Is het heftige antichlooradvies van de milieubeweging overdreven? Het lijkt er veel op. Waterexperts van de Europese Unie werden het daar vijf jaar geleden al over eens, en herhaalden hun conclusie in 1998 in een formeel EU-advies. Het effect van huishoudelijke chloorhoudende middelen op het milieu is noch negatief noch positief, stelden ze vast in het kader van de zogeheten OSLO-conventie. Chloor hoeft niet te worden afgeraden.

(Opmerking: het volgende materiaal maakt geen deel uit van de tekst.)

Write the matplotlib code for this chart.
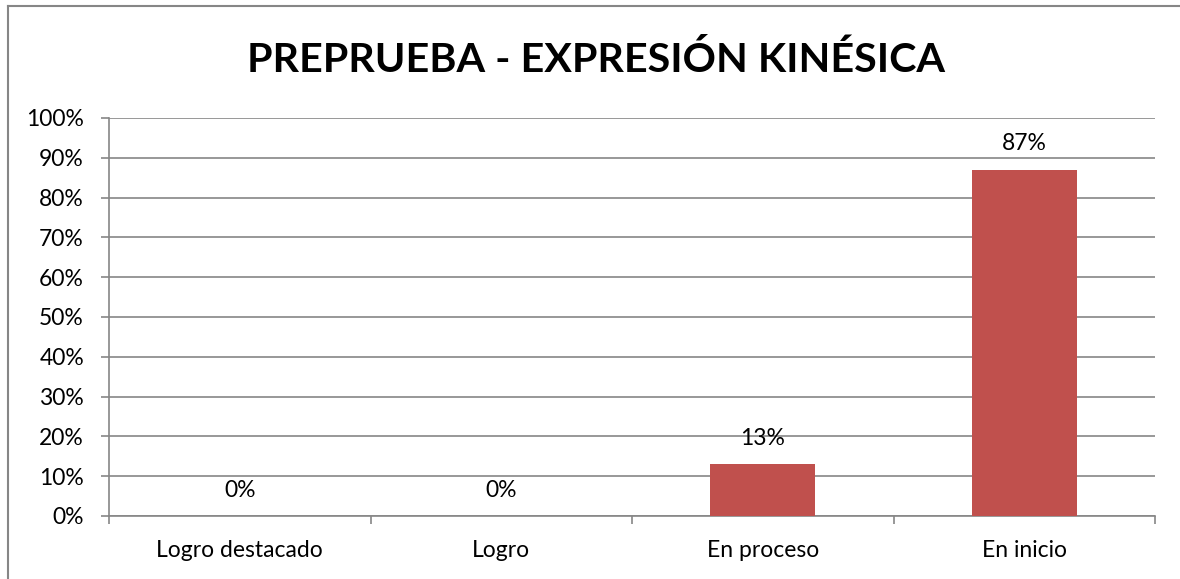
import matplotlib
matplotlib.use("Agg")
import matplotlib.pyplot as plt
from matplotlib.lines import Line2D
from matplotlib.ticker import MultipleLocator, FuncFormatter, FixedLocator

categories = ["Logro destacado", "Logro", "En proceso", "En inicio"]
values = [0, 0, 13, 87]
title = "PREPRUEBA - EXPRESIÓN KINÉSICA"

plt.rcParams['font.family'] = ['Lato', 'DejaVu Sans']

W, H = 1180, 579
fig = plt.figure(figsize=(W / 100, H / 100), dpi=100)
ax = fig.add_axes([109 / W, (H - 516) / H, (1155 - 109) / W, (516 - 118) / H])

grid_c = "#868686"
txt_c = "#000000"
fs = 16.5
x = list(range(len(categories)))
ax.bar(x, values, width=0.4, color="#C0504D", zorder=3)
ax.set_xlim(-0.5, len(categories) - 0.5)
ax.set_ylim(0, 100)
ax.yaxis.set_major_locator(MultipleLocator(10))
ax.yaxis.set_major_formatter(FuncFormatter(lambda v, p: f"{int(round(v))}%"))
ax.grid(axis="y", color=grid_c, linewidth=1.2, zorder=0)
ax.set_xticks(x)
ax.set_xticklabels(categories)
ax.xaxis.set_minor_locator(FixedLocator([i - 0.5 for i in range(len(categories) + 1)]))
ax.tick_params(axis="x", which="major", length=0, pad=17, labelsize=fs, labelcolor=txt_c)
ax.tick_params(axis="x", which="minor", length=6, color=grid_c, width=1.2)
ax.tick_params(axis="y", length=6, color=grid_c, width=1.2, labelsize=fs, pad=12, labelcolor=txt_c)
for s in ["top", "right"]:
    ax.spines[s].set_visible(False)
for s in ["left", "bottom"]:
    ax.spines[s].set_color(grid_c)
    ax.spines[s].set_linewidth(1.2)

for xi, v in zip(x, values):
    ax.annotate(f"{v}%", (xi, v), xytext=(0, 11), textcoords="offset points",
                ha="center", va="bottom", fontsize=fs, color=txt_c)

fig.text(596 / W, 1 - 60 / H, title, ha="center", va="center",
         fontsize=29.7, fontweight="bold")

fig.add_artist(Line2D([8 / W, 8 / W], [0, 1 - 6 / H], transform=fig.transFigure,
                      color=grid_c, linewidth=1.5))
fig.add_artist(Line2D([8 / W, 1], [1 - 6 / H, 1 - 6 / H], transform=fig.transFigure,
                      color=grid_c, linewidth=1.5))

fig.savefig("out.png", dpi=100)
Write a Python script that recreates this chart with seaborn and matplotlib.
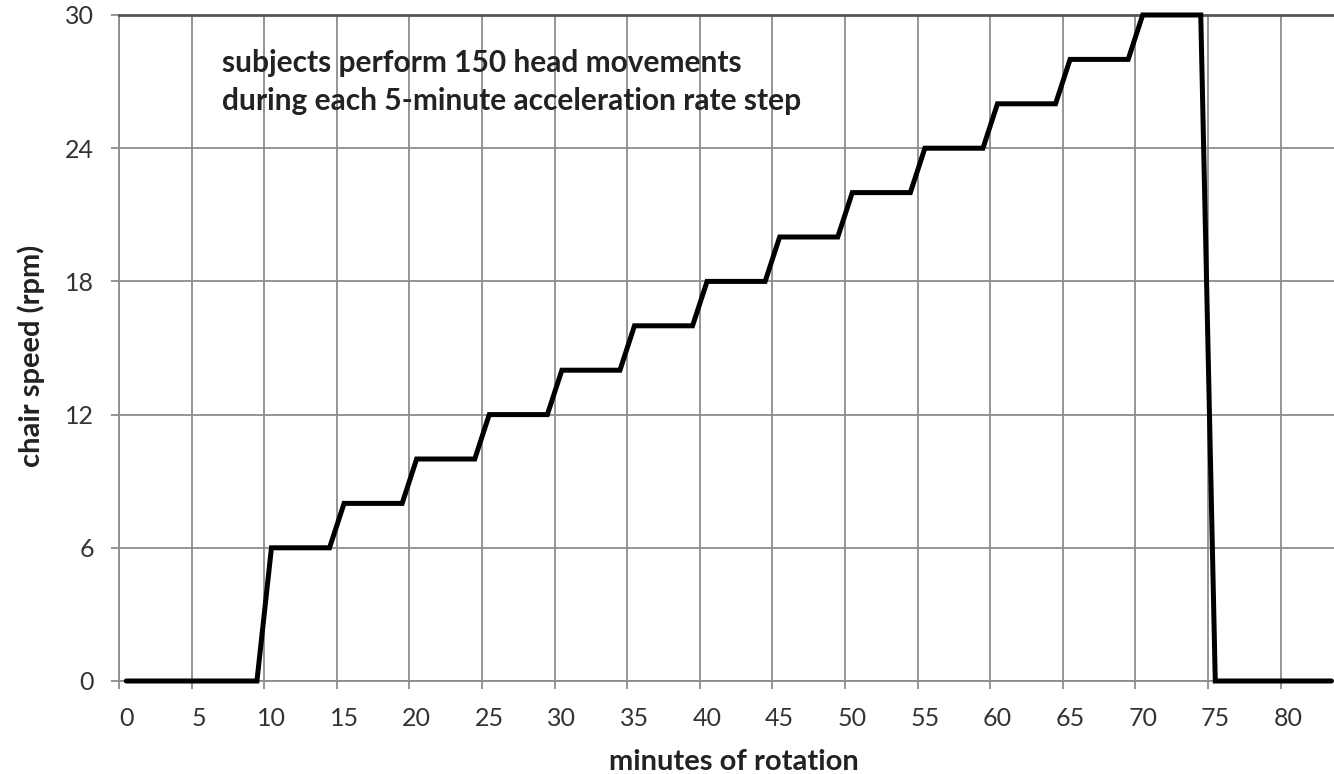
import matplotlib
matplotlib.use("Agg")
import matplotlib.pyplot as plt
import seaborn as sns
import pandas as pd

# minute index (category) and chair speed in rpm
minutes = list(range(84))
speed_rpm = [0, 0, 0, 0, 0, 0, 0, 0, 0, 0,
             6, 6, 6, 6, 6,
             8, 8, 8, 8, 8,
             10, 10, 10, 10, 10,
             12, 12, 12, 12, 12,
             14, 14, 14, 14, 14,
             16, 16, 16, 16, 16,
             18, 18, 18, 18, 18,
             20, 20, 20, 20, 20,
             22, 22, 22, 22, 22,
             24, 24, 24, 24, 24,
             26, 26, 26, 26, 26,
             28, 28, 28, 28, 28,
             30, 30, 30, 30, 30,
             0, 0, 0, 0, 0, 0, 0, 0, 0]
x_tick_labels = ["0", "5", "10", "15", "20", "25", "30", "35", "40",
                 "45", "50", "55", "60", "65", "70", "75", "80"]
y_ticks = [0, 6, 12, 18, 24, 30]
annotation = "subjects perform 150 head movements\nduring each 5-minute acceleration rate step"
x_label = "minutes of rotation"
y_label = "chair speed (rpm)"

sns.set_theme(style="white")
plt.rcParams['font.family'] = ['Lato', 'DejaVu Sans']

W, H = 1334, 774
fig = plt.figure(figsize=(W / 100, H / 100), dpi=100)
left, right, top, bottom = 119, 1338.7, 15, 681
aw, ah = right - left, bottom - top
ax = fig.add_axes([left / W, (H - bottom) / H, aw / W, ah / H])

df = pd.DataFrame({"pos": [m + 0.5 for m in minutes], "speed": speed_rpm})
sns.lineplot(data=df, x="pos", y="speed", ax=ax, color="black", linewidth=3.6,
             solid_joinstyle="miter", clip_on=False, zorder=5)

ax.set_xlim(0, len(minutes))
ax.set_ylim(0, 30)

grid_pos = [i * 5 for i in range(len(x_tick_labels))]
ax.set_xticks(grid_pos)
ax.set_xticklabels([""] * len(grid_pos))
ax.set_xticks([p + 0.5 for p in grid_pos], minor=True)
ax.set_xticklabels(x_tick_labels, minor=True)
ax.set_yticks(y_ticks)
ax.set_yticklabels([str(v) for v in y_ticks])

ax.grid(True, which="major", color="#8c8c8c", linewidth=1.3)
ax.set_axisbelow(True)
ax.tick_params(axis="x", which="major", length=6, width=1.3, color="#8c8c8c", direction="out", bottom=True)
ax.tick_params(axis="x", which="minor", length=0, labelsize=18, labelcolor="#333333", pad=19)
ax.tick_params(axis="y", which="major", length=6, width=1.3, color="#8c8c8c", direction="out", left=True,
               labelsize=18, labelcolor="#333333", pad=12)

for s in ["left", "bottom"]:
    ax.spines[s].set_color("#8c8c8c")
    ax.spines[s].set_linewidth(1.3)
ax.spines["top"].set_color("#555555")
ax.spines["top"].set_linewidth(2.0)
ax.spines["right"].set_visible(False)

ax.set_xlabel(x_label, fontsize=21, fontweight="bold", color="#222222", va="center", ha="center")
ax.xaxis.set_label_coords((734 - left) / aw, -(762 - bottom) / ah)
ax.set_ylabel(y_label, fontsize=21, fontweight="bold", color="#222222", va="center", ha="center")
ax.yaxis.set_label_coords((31 - left) / aw, (bottom - 356) / ah)

ax.text(222 / W, 1 - 82 / H, annotation, transform=fig.transFigure, fontsize=21.5,
        fontweight="bold", color="#222222", va="center", ha="left", linespacing=1.4)

fig.savefig("out.png", dpi=100)
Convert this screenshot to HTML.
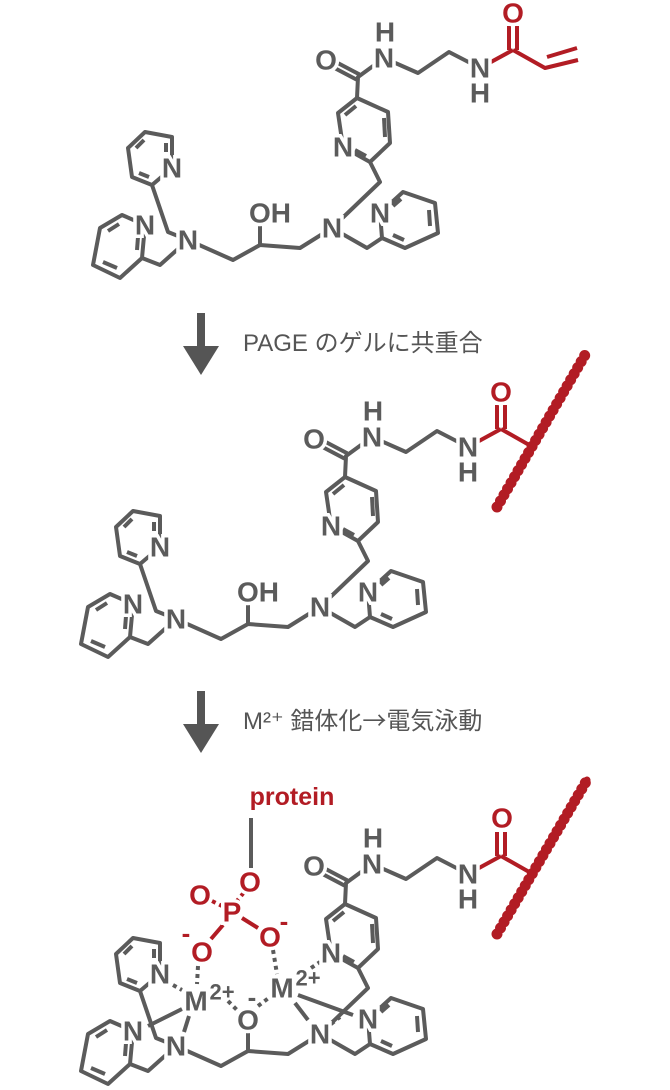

Soms heeft het gebruik ervan zelfs zin. 'Zoals in de situatie van een hond met diarree en een kruipend kind in huis', verduidelijkt de woordvoerder van het ministerie van VROM. Het Europese advies geldt ook in Nederland, erkent hij. Maar als we daar niet om hadden gevraagd, waren we er niet achter gekomen. Het ministerie voelt zich niet geroepen om achterhaalde adviezen van de milieubeweging actief te bestrijden.
De centrale instantie voor milieuadvies, Milieu Centraal in Utrecht, sluit zich daarbij aan: 'Uit milieu-oogpunt valt niet hard te maken dat chloor niet mag. Het veroorzaakt geen problemen in het afvalwater.'
Maar los van de incidentele tyfusepidemie en honden met diarree is het gebruik van chloor volgens gedegen poets- en soponderzoek inderdaad vaak overbodig. De Consumentenbond vergeleek in 1998 chloorhoudende allesreinigers met alternatieven zonder dat middel.
Na het schoonmaken van het aanrecht werden er bacteriën geteld. Alleen direct na het reinigen met het chloormiddel zaten op het testaanrecht iets minder bacteriën. Dat effect verdween na korte tijd. Zelfs na afsoppen met vuil afwaswater, wat de gemiddelde Nederlandse manier schijnt te zijn om het aanrecht schoon te maken, wordt een redelijk schoon werkblad achtergelaten. Het zijn hier de huishoudelijke gewoonten die goor zijn - niet het chloor.